The flat won me over with its huge windows and natural light, high ceilings, marble fireplace and checkered kitchen flooring. It was also fully furnished which was helpful as I didn’t have any of my own furniture, although it does mean I’ll have to leave one of my favourite things – the dining table – behind when I move on. The flat, being part of an old house, also doesn’t have central heating. Suffice to say that I needed about five jumpers and looked like Charlie Bucket’s grandparents in bed during winter, but it was worth it to be able to live in my dream area.
Dalston is one of my favourite parts of London – there’s always so much happening and there’s an abundance of great pubs, bars, restaurants, cafés, shops and cinemas within minutes of my door. There’s Kingsland Road, Broadway Market, Mare Street, as well as Chatsworth Road market a bit further out. Green space is also crucial for me and while I don’t have access to a garden, there are several parks nearby – London Fields, Victoria Park, Haggerston Park, Hackney Downs – which I love running through and will be my sunbathing and BBQ spots of choice this summer (if I can find a space!).
It’s still a novelty being able to walk to work and get the bus to most places rather than take the Tube. Previously, I was spending up to three hours a day commuting by train and it’s freeing having that time back to myself. In hindsight, I probably should have moved out sooner as I’d been feeling a bit "stuck" for a while, but living at home for so long allowed me to save money and spend time with my family, which I value a lot. I also recognise how lucky I am, as someone who works in London, to have had a family home in the capital and have the option to live in the family home at all.

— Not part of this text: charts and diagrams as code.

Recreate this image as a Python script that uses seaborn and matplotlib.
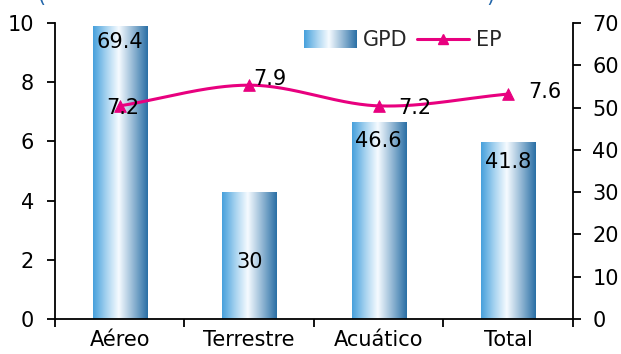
import numpy as np
import pandas as pd
import matplotlib
matplotlib.use("Agg")
import matplotlib.pyplot as plt
import seaborn as sns
from matplotlib.colors import LinearSegmentedColormap
from matplotlib.legend_handler import HandlerBase
from matplotlib.image import BboxImage
from matplotlib.transforms import Bbox, TransformedBbox
from matplotlib.lines import Line2D
from matplotlib.patches import Rectangle

# Data
categories = ["Aéreo", "Terrestre", "Acuático", "Total"]
gpd = [69.4, 30, 46.6, 41.8]      # bars, right axis
ep = [7.2, 7.9, 7.2, 7.6]         # line, left axis

sns.set_theme(style="white")
plt.rcParams["font.family"] = ["DejaVu Sans"]
FS = 15

bar_cmap = LinearSegmentedColormap.from_list(
    "bar", [(0, "#46a0dc"), (0.25, "#a9d4f0"), (0.47, "#f6fbff"), (0.7, "#9fc0da"), (1, "#2a6fa5")])
grad = np.linspace(0, 1, 256).reshape(1, -1)
pink = "#e8007f"

fig = plt.figure(figsize=(6.21, 3.54), dpi=100)
ax = fig.add_axes([0.0886, 0.099, 0.834, 0.836])
ax2 = ax.twinx()

df = pd.DataFrame({"cat": categories, "gpd": gpd, "ep": ep})

# bars on the right axis, drawn with seaborn then filled with a gradient
sns.barplot(data=df, x="cat", y="gpd", ax=ax2, width=0.42, color="#7fb8e0", linewidth=0)
for p in ax2.patches:
    x0, y0, w, h = p.get_x(), p.get_y(), p.get_width(), p.get_height()
    im = ax2.imshow(grad, cmap=bar_cmap, aspect="auto", extent=[x0, x0 + w, y0, y0 + h], zorder=2)
    im.set_clip_path(p)
    p.set_alpha(0)

ax2.set_ylim(0, 70)
ax2.set_yticks(range(0, 71, 10))

# bar value labels
bar_label_y = [65.5, 13.5, 42.0, 37.2]
for i, v in enumerate(gpd):
    ax2.text(i, bar_label_y[i], f"{v:g}", ha="center", va="center", fontsize=FS, color="black", zorder=5)

# EP line on the left axis (smooth curve through the points)
xs = np.arange(len(ep))
t = np.linspace(0, len(ep) - 1, 200)
pts = np.array(ep, dtype=float)
ext = np.concatenate([[2 * pts[0] - pts[1]], pts, [2 * pts[-1] - pts[-2]]])
seg = np.minimum(t.astype(int), len(ep) - 2)
u = t - seg
p0, p1, p2, p3 = ext[seg], ext[seg + 1], ext[seg + 2], ext[seg + 3]
smooth = 0.5 * ((2 * p1) + (-p0 + p2) * u + (2 * p0 - 5 * p1 + 4 * p2 - p3) * u ** 2
                + (-p0 + 3 * p1 - 3 * p2 + p3) * u ** 3)
ax.plot(t, smooth, color=pink, lw=2.2, zorder=3)
sns.scatterplot(x=xs, y=ep, ax=ax, marker="^", s=70, color=pink, edgecolor=pink, zorder=4, legend=False)

ep_offsets = [(3, -2, "center"), (4, 6, "left"), (20, -2, "left"), (20, 2, "left")]
for i, v in enumerate(ep):
    dx, dy, ha = ep_offsets[i]
    ax.annotate(f"{v:g}", (i, v), xytext=(dx * 0.72, dy * 0.72), textcoords="offset points",
                ha=ha, va="center", fontsize=FS, color="black", zorder=6)

ax.set_xlim(-0.5, 3.5)
ax.set_ylim(0, 10)
ax.set_yticks(range(0, 11, 2))
ax.set_zorder(ax2.get_zorder() + 1)
ax.patch.set_visible(False)

# axes styling
for a in (ax, ax2):
    for s in a.spines.values():
        s.set_visible(False)
    a.set_xlabel("")
    a.set_ylabel("")
    a.grid(False)
ax.spines["left"].set_visible(True)
ax.spines["bottom"].set_visible(True)
ax2.spines["right"].set_visible(True)
for s in (ax.spines["left"], ax.spines["bottom"], ax2.spines["right"]):
    s.set_color("black")
    s.set_linewidth(1.3)

ax.set_xticks([0, 1, 2, 3])
ax.set_xticklabels(categories, fontsize=FS)
ax.set_xticks([-0.5, 0.5, 1.5, 2.5, 3.5], minor=True)
ax.tick_params(axis="x", which="major", length=0, pad=8, labelcolor="black")
ax.tick_params(axis="x", which="minor", length=6, width=1.3, direction="out", color="black", bottom=True)
ax.tick_params(axis="y", length=6, width=1.3, direction="out", color="black", labelsize=FS, pad=9,
               left=True, labelcolor="black")
ax2.tick_params(axis="y", length=6, width=1.3, direction="out", color="black", labelsize=FS, pad=8,
                right=True, labelcolor="black")

# legend with a gradient swatch
class GradHandler(HandlerBase):
    def create_artists(self, legend, orig_handle, xdescent, ydescent, width, height, fontsize, trans):
        bb = TransformedBbox(Bbox.from_bounds(-xdescent, -ydescent - 1, width, height + 2), trans)
        img = BboxImage(bb, cmap=bar_cmap, interpolation="bilinear")
        img.set_data(grad)
        return [img]

handles = [Rectangle((0, 0), 1, 1), Line2D([], [], color=pink, lw=2.2, marker="^", markersize=7)]
ax.legend(handles, ["GPD", "EP"], handler_map={Rectangle: GradHandler()}, ncol=2, frameon=False,
          loc="upper left", bbox_to_anchor=(0.456, 1.018), fontsize=FS, handlelength=2.5,
          columnspacing=0.45, handletextpad=0.35, borderaxespad=0.2)

# clipped title fragments at the very top
fig.text(0.066, 1.012, "(", color="#2266aa", fontsize=FS, ha="center", va="center")
fig.text(0.79, 1.012, ")", color="#2266aa", fontsize=FS, ha="center", va="center")

fig.savefig("out.png", dpi=100)
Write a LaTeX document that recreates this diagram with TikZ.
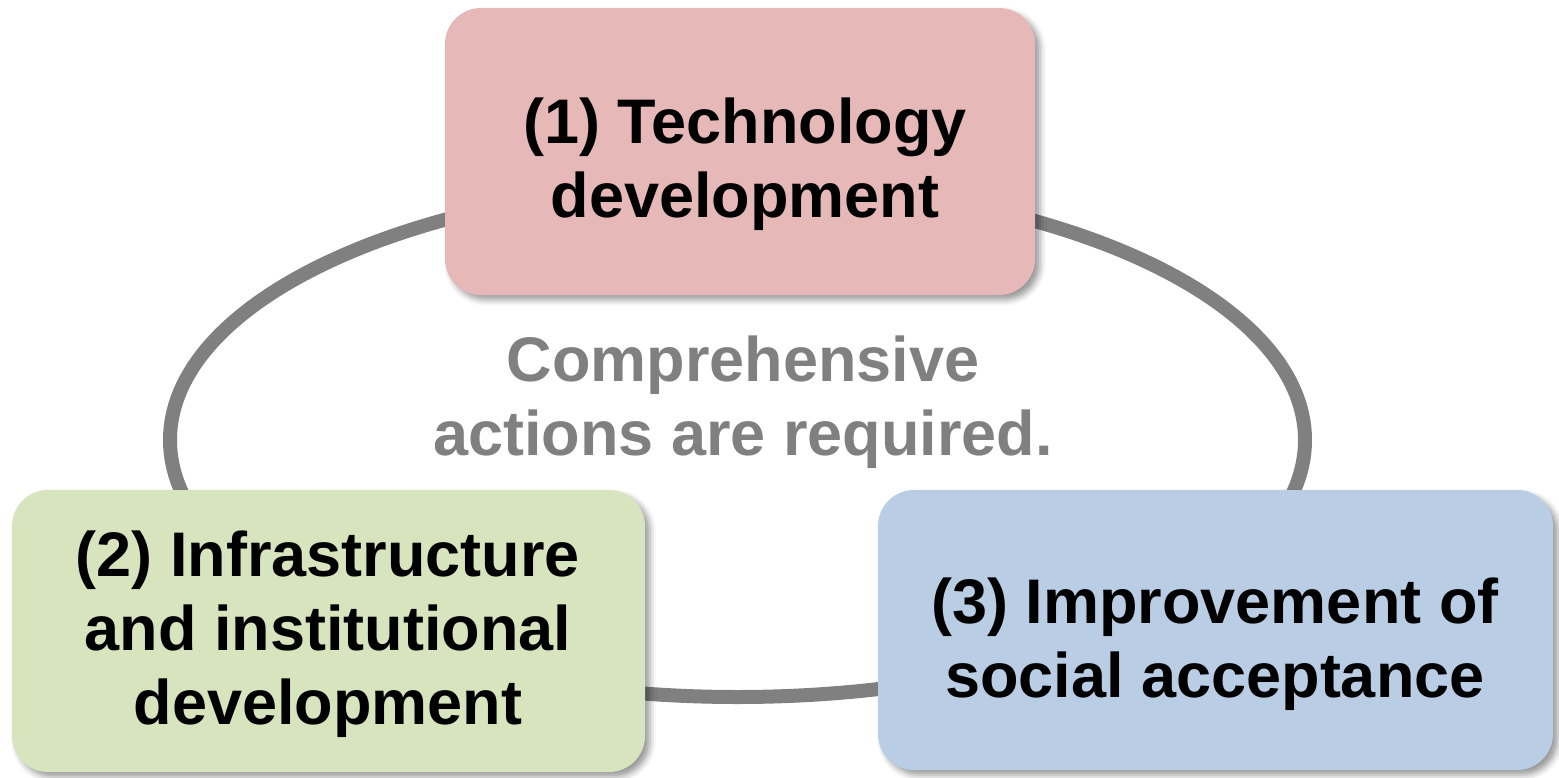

When it comes to interiors, I’m not a naturally nesty person and it’s taken me a while to get the flat looking like this. Previously, there were boxes and bags of clothes and reams of miscellaneous stuff strewn all over the floor, but having a tidy living space makes a huge difference to my mood so I’m making a concerted effort to keep it up. I religiously follow and save images from various interiors Instagram accounts and lifestyle bloggers currently renovating their homes, though this is mostly so I can create a dream home in my head rather than borrow any IRL tips.
I’d describe myself as an aspiring minimalist (it helps to have a Monica Geller-style cupboard in which to hide all my junk), and I mostly gravitate towards Scandinavian-style interiors, though obviously can’t afford to invest in designer furniture at this point, so it’s high street brands all the way. I generally don’t spend much money on homeware unless it’s something I’ve wanted for months or which I know I’ll keep for years, such as my gold floor lamp, rattan IKEA chair and rattan lampshade.
Being a youngish millennial renter, plants are also essential, and I enjoy treating myself to flowers every so often; as are my books, which are currently organised by colour like everyone else (cringe); white walls – I recently painted over some hideous dark purple accents on the ceiling and walls with the generous help of my dad and it looks a hundred times better; mirrors to make the rooms look bigger; candles and rattan accessories, like my light fitting, chair and bedside lamp. I’m not self-disciplined enough to have a set colour palette but I try to stick to black, white and neutrals, with flashes of colour here and there: dark green, mustard, navy, gold and the odd bit of pink.
There are so many perks to living alone. I love having a kitchen to myself and not being accountable to anyone, playing music at full blast and cooking for people while they entertain me. I rarely feel lonely but when I do I just get someone over, go to theirs or leave the flat to feel like a functioning member of society. I’ve probably actually become more sociable because I know I have to make plans if I don’t want to spend an evening alone, and it’s easier for me to do fun things now that I live more centrally.
The biggest downside of solo living is feeling like I spend most of my time washing dishes and hanging up clothes. I wouldn’t recommend it to extroverts who need constant attention and company, because there will inevitably be days when no one’s around and you have to amuse yourself (the cinema and gym classes are great for this). It sounds saccharine and even trite, but living alone has been an invaluable period of personal growth. I’ve learned more about myself in the last seven months than I did during the few years prior and it was 100% the right decision for me at this stage in my life. Renting my own place isn’t a long-term investment in a property but I see it as an investment in my experiences and quality of life. People often compare it to "throwing money down the drain" but I prefer to see "investments" as more than financial – you can make investments in yourself that will help you grow as a person. It’s not a long-term arrangement and I’m hoping to buy somewhere eventually, possibly with someone else (if I can bear living with someone else again!), but I have no idea what the future holds and life is short, so it’s worth it for me right now.